New users hated it, because it was hard to learn, but once they got used to it they could fly around the app with one hand while talking to a customer on the phone. They had a few other apps (written in some 4GL that I can't remember) for doing things that were outside of the main application, and using them was like jumping from a speeding train into a swimming pool full of Jello(TM).

BUT for most words we read in "symbol" mode - we see a blur on the page with spaces round it, and the meaning goes from page to brain without the hearing system ever getting involved.

One could navigate the screens in the above mentioned application by just glancing at the "shape" of the text menues on the screen.

Metaphors make the operating system (NewsForge)

Posted May 2, 2003 21:36 UTC (Fri) by Baylink (subscriber, #755) [Link]

.. and the name of this syndrome is

What You See is ALL You Get.

It's the most common problem with graphical interfaces in the context of trained users. Really, since the primary thing that GUI's make easier is *training*, they're tuned for high-turnover situations, and this is really not the proper approach, from a business standpoint.
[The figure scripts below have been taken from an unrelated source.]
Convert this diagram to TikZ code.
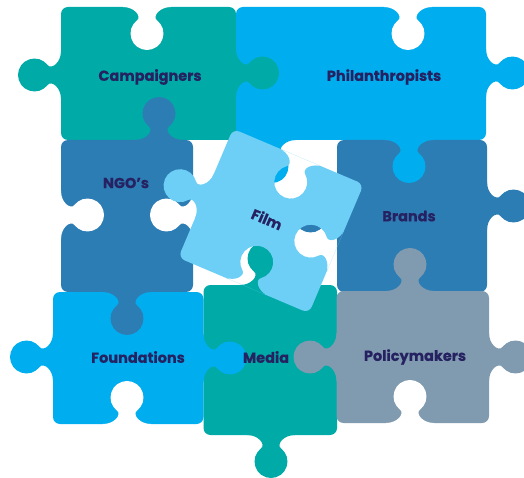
\documentclass[tikz,border=0pt]{standalone}
\usepackage{fontspec}
\setmainfont{Poppins}
\newfontfamily\lblfont{Poppins}[FakeBold=0.5]
\definecolor{tealP}{RGB}{0,170,166}
\definecolor{blueP}{RGB}{0,174,239}
\definecolor{steelP}{RGB}{45,125,181}
\definecolor{filmP}{RGB}{110,207,246}
\definecolor{grayP}{RGB}{128,155,175}
\definecolor{navyP}{RGB}{38,34,98}
\def\pzShape{(-24,-1) -- (-24,0) .. controls (-12,0) and (-5.2,9.8) .. (-10,13.4) .. controls (-15.62,17.69) and (-17.87,25.1) .. (-15.6,31.8) .. controls (-13.33,38.5) and (-7.07,43) .. (0,43) .. controls (7.07,43) and (13.33,38.5) .. (15.6,31.8) .. controls (17.87,25.1) and (15.62,17.69) .. (10,13.4) .. controls (5.2,9.8) and (12,0) .. (24,0) -- (24,-1) -- cycle}
\def\pzHole{(-24,0) .. controls (-12,0) and (-5.2,9.8) .. (-10,13.4) .. controls (-15.62,17.69) and (-17.87,25.1) .. (-15.6,31.8) .. controls (-13.33,38.5) and (-7.07,43) .. (0,43) .. controls (7.07,43) and (13.33,38.5) .. (15.6,31.8) .. controls (17.87,25.1) and (15.62,17.69) .. (10,13.4) .. controls (5.2,9.8) and (12,0) .. (24,0) -- cycle}
\begin{document}
\begin{tikzpicture}[x=1pt,y=-1pt,
  lbl/.style={text=navyP, font=\lblfont\bfseries\fontsize{14.5}{15}\selectfont, inner sep=0pt},
  body/.style={rounded corners=7}]
\useasboundingbox (0,0) rectangle (524,478);
\clip (0,0) rectangle (524,478);
% bodies
\fill[tealP, body]  (61,7) rectangle (236,140);
\fill[blueP, body]  (236,7) rectangle (486,140);
\fill[steelP, body] (61,140) rectangle (193,292);
\fill[steelP, body] (337,140) rectangle (487,292);
\fill[blueP, body]  (53,292) rectangle (203.5,424);
\fill[tealP, body]  (203.5,285) rectangle (337,435);
\fill[grayP, body]  (336.5,291) rectangle (489,423);
% open holes
\fill[white, shift={(147,7)}] \pzShape;
\fill[white, shift={(408,7)}] \pzShape;
\fill[white, shift={(61,215)}, rotate=90] \pzShape;
\fill[white, shift={(193,215)}, rotate=-90] \pzShape;
\fill[white, shift={(127,424)}, rotate=180] \pzShape;
\fill[white, shift={(410,423)}, rotate=180] \pzShape;
% tabs
\fill[tealP, shift={(61,75)}, rotate=-90] \pzShape;
\fill[tealP, shift={(236,73)}, rotate=90] \pzShape;
\fill[blueP, shift={(486,73)}, rotate=90] \pzShape;
\fill[blueP, shift={(409,140)}] \pzShape;
\fill[blueP, shift={(272,140)}] \pzShape;
\fill[steelP, shift={(159,140)}, rotate=180] \pzShape;
\fill[steelP, shift={(127,292)}] \pzShape;
\fill[steelP, shift={(337,216)}, rotate=-90] \pzShape;
\fill[steelP, shift={(487,206)}, rotate=90] \pzShape;
\fill[blueP, shift={(53,357)}, rotate=-90] \pzShape;
\fill[blueP, shift={(203.5,358)}, rotate=90] \pzShape;
\fill[tealP, shift={(264,285)}, rotate=180] \pzShape;
\fill[tealP, shift={(271,435)}] \pzShape;
\fill[grayP, shift={(410,291)}, rotate=180] \pzShape;
\fill[grayP, shift={(336.5,357)}, rotate=-90] \pzShape;
\fill[grayP, shift={(489,357)}, rotate=90] \pzShape;
% film piece
\begin{scope}[shift={(271,221)}, rotate=-23]
\fill[filmP, even odd rule] {[rounded corners=7] (-71,-70) rectangle (71,70)}
  {[shift={(3,-70)}] \pzHole}
  {[shift={(71,3)}, rotate=-90] \pzHole}
  {[shift={(3,70)}, rotate=180] \pzHole};
\fill[filmP, shift={(-71,3)}, rotate=-90] \pzShape;
\end{scope}
% labels
\node[lbl] (campaigners) at (150,77) {Campaigners};
\node[lbl] (philanthropists) at (384,77) {Philanthropists};
\node[lbl] (ngos) at (126,183) {NGO’s};
\node[lbl, rotate=-23] (film) at (267,219) {Film};
\node[lbl] (brands) at (409,216) {Brands};
\node[lbl] (foundations) at (138,357) {Foundations};
\node[lbl] (media) at (266,357) {Media};
\node[lbl] (policymakers) at (415,357) {Policymakers};
\end{tikzpicture}
\end{document}
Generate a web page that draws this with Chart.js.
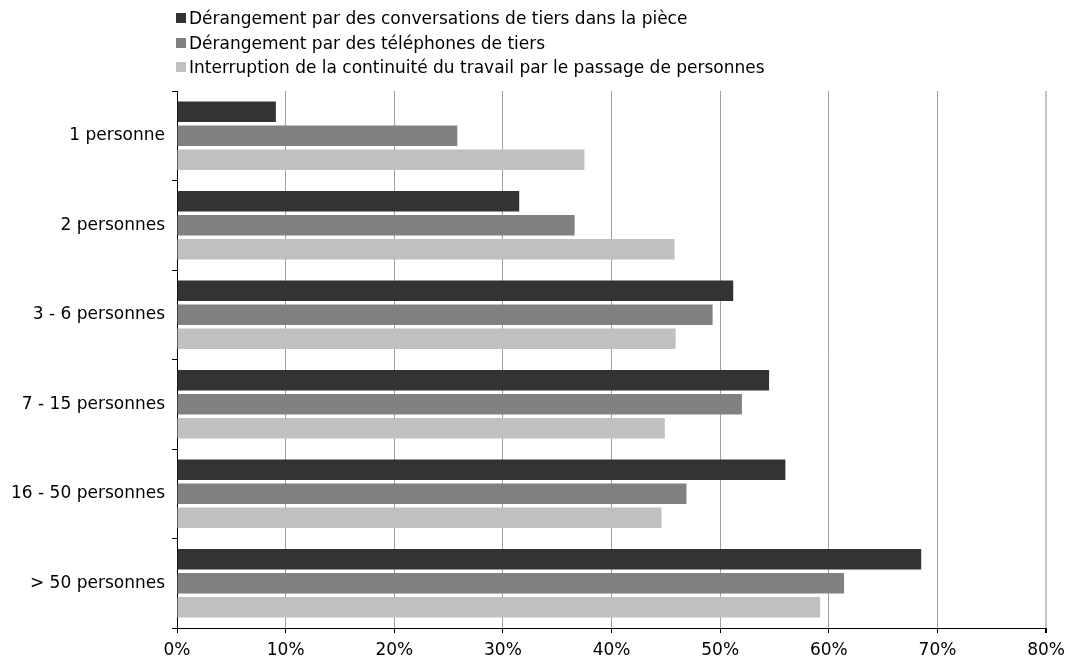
<!DOCTYPE html>
<html>
<head>
<meta charset="utf-8">
<script src="https://cdn.jsdelivr.net/npm/chart.js@4.4.0/dist/chart.umd.min.js"></script>
<style>
    html, body { margin: 0; padding: 0; background: #fff; }
    #wrap { position: relative; width: 1072px; height: 659px; }
    #legend {
        position: absolute; left: 176px; top: 6px;
        font-family: 'DejaVu Sans', Verdana, sans-serif; font-size: 17px; color: #000;
    }
    .item { height: 24.5px; display: flex; align-items: center; }
    .box { width: 10px; height: 10px; margin-right: 3px; }
</style>
</head>
<body>
<div id="wrap">
    <canvas id="chart" width="1072" height="659"></canvas>
    <div id="legend"></div>
</div>
<script>
// --- données ---
const categories = ['1 personne', '2 personnes', '3 - 6 personnes', '7 - 15 personnes', '16 - 50 personnes', '> 50 personnes'];
const seriesNames = [
    'Dérangement par des conversations de tiers dans la pièce',
    'Dérangement par des téléphones de tiers',
    'Interruption de la continuité du travail par le passage de personnes'
];
const conversations = [9.1, 31.5, 51.2, 54.5, 56.0, 68.5];
const telephones = [25.8, 36.6, 49.3, 52.0, 46.9, 61.4];
const passage = [37.5, 45.8, 45.9, 44.9, 44.6, 59.2];
const xTicks = [0, 10, 20, 30, 40, 50, 60, 70, 80];

const colors = ['#333333', '#808080', '#c0c0c0'];
const font = { family: "'DejaVu Sans', Verdana, sans-serif", size: 17 };

const makeSet = (label, data, color) => ({
    label: label,
    data: data,
    backgroundColor: color,
    borderWidth: 0,
    categoryPercentage: 0.803,
    barPercentage: 0.85
});

const chart = new Chart(document.getElementById('chart'), {
    type: 'bar',
    data: {
        labels: categories,
        datasets: [
            makeSet(seriesNames[0], conversations, colors[0]),
            makeSet(seriesNames[1], telephones, colors[1]),
            makeSet(seriesNames[2], passage, colors[2])
        ]
    },
    options: {
        indexAxis: 'y',
        responsive: false,
        devicePixelRatio: 1,
        animation: false,
        layout: { padding: { top: 91, right: 24, left: 0, bottom: 0 } },
        scales: {
            y: {
                grid: {
                    offset: true,
                    drawOnChartArea: false,
                    drawTicks: true,
                    tickLength: 5,
                    tickColor: '#000'
                },
                border: { display: true, color: '#000' },
                ticks: { color: '#000', font: font, padding: 7 },
                afterFit: (scale) => { scale.width = 177; }
            },
            x: {
                min: 0,
                max: 80,
                afterBuildTicks: (scale) => { scale.ticks = xTicks.map(v => ({ value: v })); },
                grid: {
                    color: (ctx) => ctx.tick && ctx.tick.value === 80 ? '#c4c4c4' : '#a0a0a0',
                    lineWidth: (ctx) => ctx.tick && ctx.tick.value === 80 ? 2 : 1,
                    drawTicks: true,
                    tickLength: 5,
                    tickColor: '#000'
                },
                border: { display: true, color: '#000' },
                ticks: {
                    color: '#000',
                    font: font,
                    padding: 7,
                    maxRotation: 0,
                    callback: (v) => v + '%'
                },
                afterFit: (scale) => { scale.height = 31; }
            }
        },
        plugins: {
            legend: { display: false },
            tooltip: { enabled: false }
        }
    }
});

// légende HTML construite à partir des datasets
const legendEl = document.getElementById('legend');
chart.data.datasets.forEach((ds) => {
    const item = document.createElement('div');
    item.className = 'item';
    const box = document.createElement('span');
    box.className = 'box';
    box.style.background = ds.backgroundColor;
    const txt = document.createElement('span');
    txt.textContent = ds.label;
    item.appendChild(box);
    item.appendChild(txt);
    legendEl.appendChild(item);
});
</script>
</body>
</html>
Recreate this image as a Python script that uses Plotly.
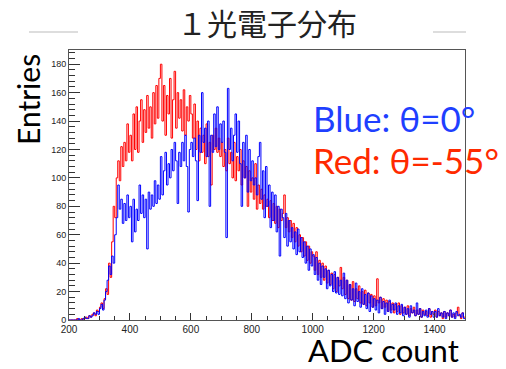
import plotly.graph_objects as go

# Histogram bin left edges (ADC counts), 5-count bins from 200 to 1500
bin_start = 200
bin_width = 5

red_counts = [
    0, 0, 0, 0, 0, 1, 0, 0, 1, 0, 1, 2, 1, 3, 2, 4, 5, 3, 7, 6,                          # 200
    9, 12, 8, 15, 22, 18, 40, 30, 55, 80, 72, 100, 112, 98, 122, 108, 125, 112, 138, 118,  # 300
    130, 112, 145, 120, 150, 118, 140, 155, 125, 148, 132, 158, 135, 150, 128, 160, 138, 165, 142, 170,  # 400
    180, 140, 165, 130, 158, 145, 170, 128, 155, 175, 135, 160, 142, 155, 133, 162, 130, 150, 140, 158,  # 500
    145, 128, 152, 120, 140, 112, 135, 118, 130, 110, 138, 115, 125, 95, 130, 120, 135, 118, 128, 115,   # 600
    125, 108, 120, 105, 128, 110, 118, 100, 125, 98, 115, 105, 120, 95, 112, 100, 108, 80, 105, 90,      # 700
    100, 85, 110, 78, 95, 82, 92, 78, 88, 80, 85, 72, 84, 70, 82, 68, 80, 65, 78, 70,                    # 800
    75, 88, 65, 72, 62, 70, 58, 68, 55, 65, 52, 60, 48, 58, 45, 55, 42, 52, 40, 48,                      # 900
    45, 35, 48, 32, 42, 30, 40, 28, 38, 26, 35, 25, 33, 22, 32, 20, 30, 24, 37, 22,                      # 1000
    30, 18, 28, 15, 25, 14, 27, 13, 22, 15, 24, 12, 20, 11, 21, 10, 19, 12, 18, 9,                       # 1100
    17, 10, 29, 12, 16, 8, 15, 9, 14, 6, 13, 7, 12, 5, 11, 6, 12, 4, 10, 5,                              # 1200
    9, 4, 10, 3, 8, 5, 9, 3, 7, 4, 8, 2, 7, 4, 6, 3, 8, 2, 6, 4,                                         # 1300
    7, 2, 6, 3, 5, 1, 6, 2, 5, 3, 7, 2, 4, 2, 5, 9, 3, 1, 5, 2,                                          # 1400
]

blue_counts = [
    0, 0, 0, 0, 0, 0, 1, 0, 0, 1, 2, 1, 1, 3, 2, 3, 5, 4, 6, 4,                          # 200
    8, 11, 7, 14, 20, 28, 38, 32, 45, 40, 60, 72, 95, 78, 85, 68, 82, 70, 88, 72,        # 300
    80, 55, 85, 62, 78, 70, 95, 75, 88, 72, 85, 50, 90, 78, 88, 80, 98, 82, 95, 85,      # 400
    115, 88, 105, 118, 95, 110, 100, 120, 105, 125, 112, 82, 118, 108, 125, 112, 130, 108, 76, 120,  # 500
    125, 115, 128, 112, 84, 130, 118, 160, 125, 135, 115, 140, 80, 130, 118, 145, 122, 150, 120, 138,  # 600
    125, 140, 118, 58, 163, 120, 135, 112, 130, 145, 118, 140, 110, 80, 125, 100, 130, 90, 120, 98,    # 700
    112, 95, 100, 88, 115, 125, 85, 105, 72, 108, 80, 95, 65, 90, 70, 88, 62, 80, 45, 78,              # 800
    72, 58, 75, 52, 70, 55, 65, 50, 62, 46, 64, 48, 58, 44, 55, 40, 52, 35, 50, 38,                    # 900
    46, 32, 44, 28, 40, 25, 38, 30, 36, 22, 35, 24, 32, 20, 34, 19, 30, 18, 28, 17,                    # 1000
    33, 15, 28, 12, 25, 14, 22, 10, 26, 13, 20, 9, 22, 11, 18, 8, 19, 6, 17, 9,                        # 1100
    15, 7, 14, 5, 16, 8, 13, 4, 12, 6, 14, 5, 11, 7, 12, 4, 10, 5, 11, 3,                              # 1200
    9, 4, 8, 2, 10, 5, 7, 3, 12, 4, 8, 2, 6, 3, 7, 2, 8, 4, 6, 2,                                      # 1300
    6, 2, 8, 3, 5, 2, 6, 1, 5, 3, 7, 2, 5, 1, 6, 3, 4, 2, 5, 1,                                        # 1400
]

x_tick_vals = [200, 400, 600, 800, 1000, 1200, 1400]
y_tick_vals = [0, 20, 40, 60, 80, 100, 120, 140, 160, 180]

title_text = "１光電子分布"
x_label = "ADC count"
y_label = "Entries"
blue_label = "Blue: θ=0°"
red_label = "Red: θ=-55°"


def step_xy(counts):
    xs = [bin_start + i * bin_width for i in range(len(counts))]
    xs.append(bin_start + len(counts) * bin_width)
    ys = list(counts) + [counts[-1]]
    return xs, ys


fig = go.Figure()
rx, ry = step_xy(red_counts)
bx, by = step_xy(blue_counts)
fig.add_trace(go.Scatter(x=rx, y=ry, mode="lines", line=dict(color="#ff0000", width=1, shape="hv"),
                         hoverinfo="skip", showlegend=False))
fig.add_trace(go.Scatter(x=bx, y=by, mode="lines", line=dict(color="#0000ff", width=1, shape="hv"),
                         hoverinfo="skip", showlegend=False))

W, H = 506, 369
L, R, T, B = 69, 41, 50, 49
pw, ph = W - L - R, H - T - B


def px(x):
    return (x - L) / pw


def py(y):
    return (H - B - y) / ph


axis_common = dict(showline=True, linecolor="#555555", linewidth=1, mirror=True,
                   showgrid=False, zeroline=False, ticks="inside", tickcolor="#333333")

fig.update_layout(
    width=W, height=H,
    margin=dict(l=L, r=R, t=T, b=B),
    paper_bgcolor="white", plot_bgcolor="white",
    xaxis=dict(range=[200, 1500], tickvals=x_tick_vals, ticklen=7, tickwidth=1,
               minor=dict(dtick=50, ticklen=4, ticks="inside", tickcolor="#333333"),
               tickfont=dict(family="Liberation Sans, Arial, sans-serif", size=10, color="#222222"),
               **axis_common),
    yaxis=dict(range=[0, 190], tickvals=y_tick_vals, ticklen=11, tickwidth=1,
               minor=dict(dtick=4, ticklen=6, ticks="inside", tickcolor="#333333"),
               tickfont=dict(family="Liberation Sans, Arial, sans-serif", size=9, color="#222222"),
               **axis_common),
    showlegend=False,
)

big_font = "Lato, 'Open Sans', sans-serif"
annotations = [
    dict(text=title_text, x=px(267), y=py(22), xanchor="center", yanchor="middle",
         font=dict(family="Noto Sans CJK JP", size=30, color="#222222")),
    dict(text=y_label, x=px(28), y=py(100), xanchor="center", yanchor="middle", textangle=-90,
         font=dict(family=big_font, size=30, color="#000000")),
    dict(text=x_label, x=px(461), y=py(371), xanchor="right", yanchor="bottom",
         font=dict(family=big_font, size=31, color="#000000")),
    dict(text=blue_label, x=px(311), y=py(118), xanchor="left", yanchor="middle",
         font=dict(family=big_font, size=35, color="#1f3fff")),
    dict(text=red_label, x=px(311), y=py(160), xanchor="left", yanchor="middle",
         font=dict(family=big_font, size=35, color="#ff2a00")),
]
for a in annotations:
    a.update(xref="paper", yref="paper", showarrow=False)
fig.update_layout(annotations=annotations)

fig.add_shape(type="line", xref="paper", yref="paper", x0=px(29), x1=px(78), y0=py(32), y1=py(32),
              line=dict(color="#bbbbbb", width=1))
fig.add_shape(type="line", xref="paper", yref="paper", x0=px(433), x1=px(466), y0=py(32), y1=py(32),
              line=dict(color="#bbbbbb", width=1))

fig.write_html("out.html", config={"displayModeBar": False},
               post_script="document.body.style.margin='0';document.body.style.overflow='hidden';")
What you *want* to do is train and manage for retention... and when you do that, you'll find out what lots of mainframe houses already have when they tried to build CUA interfaces atop 3270 networks: you don't gain much and you lose a lot.

Allied Van Lines did this: AVS was *much* easier to learn than CAMIS.

But it was *slower to use* and took 7 times as many screen-transactions, upping their processor and FEP load something considerable.

Enabling fast turnover is *not* the proper solution.